Comment by _verandaguy
Comment by _verandaguy 3 days ago
I'm not an expert in homomorphic encryption by any stretch (and I'm arguably the target audience for this blog post — a curious novice), but there's one thing I don't quite get from this post.
In the "appeal to cryptographers" section (which I really look forward to being fulfilled by someone, hopefully soon!), HE is equated to post-quantum cryptography.
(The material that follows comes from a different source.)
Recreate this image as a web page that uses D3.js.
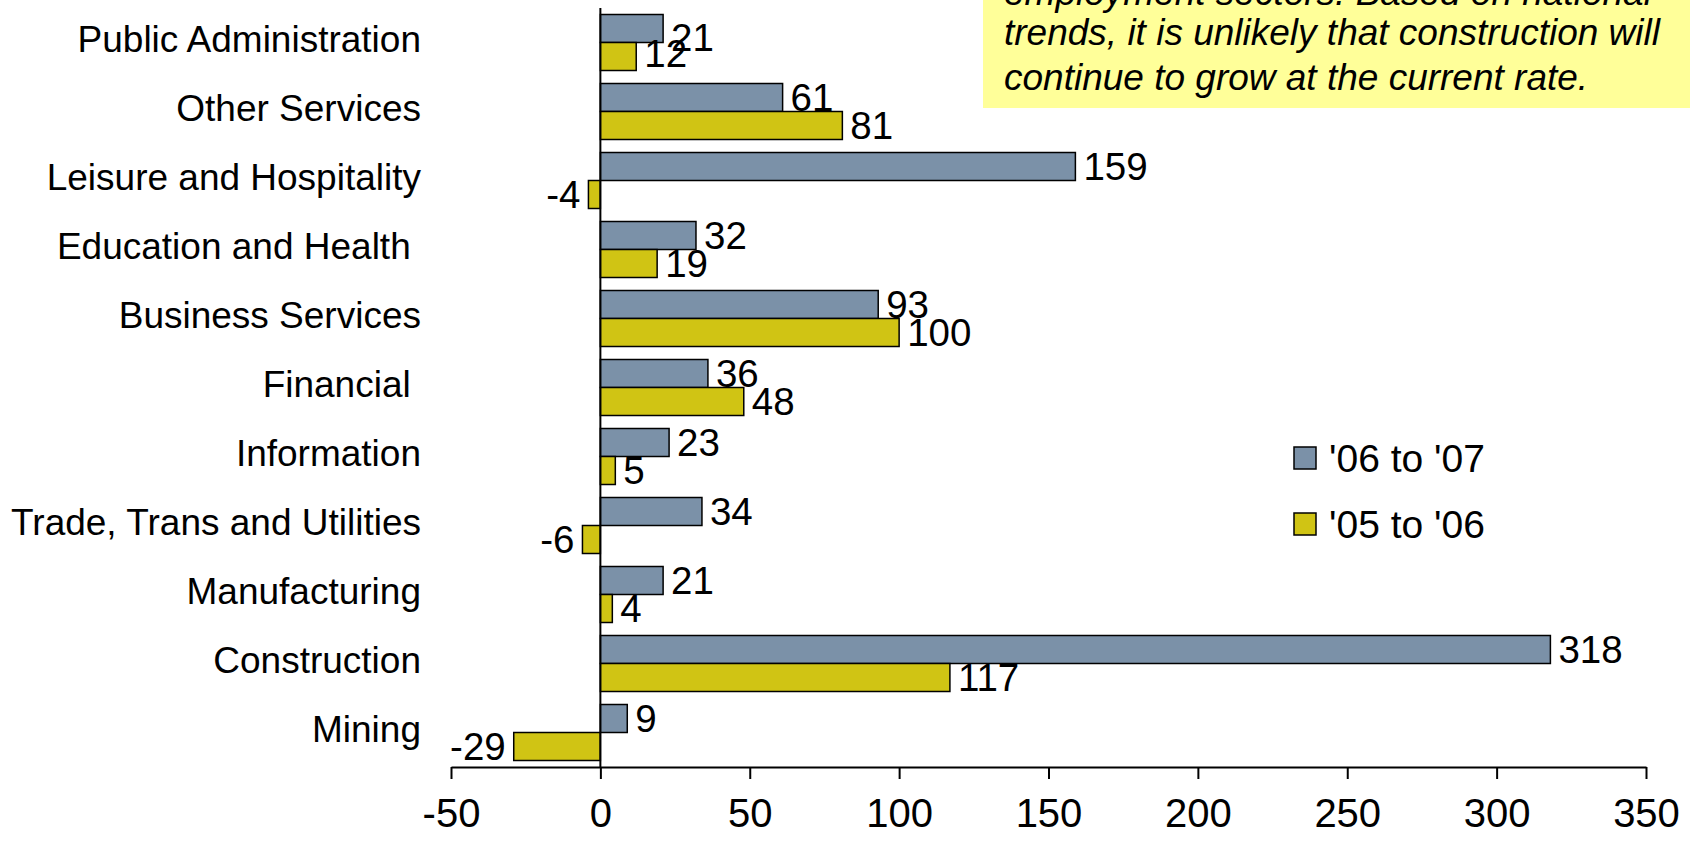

As far as I know, most current post-quantum encryption focuses on the elimination of Diffie-Hellman schemes (both over finite fields and over elliptic curves) since those are vulnerable to Shor's algorithm.
However, it's clear from the code samples later in the post (and not explained in the text, afaict) that a public key gets used to re-encrypt the resultant value of a homomorphic add or multiply.
Is this a case of false equivalence (in the sense that HE != post-quantum), or is it more the case that there's some new asymmetric cryptography scheme that's not vulnerable to Shor's?
All modern HE schemes rely on post-quantum crypto. For example, the ring-LWE problem used by BFV is the same as Kyber (ML-KEM) but with different parameters.
The twist in FHE is that the server also has an encryption of the user's secret key, which adds an assumption called "circular security", and that's needed to do some homomorphic operations like key switching.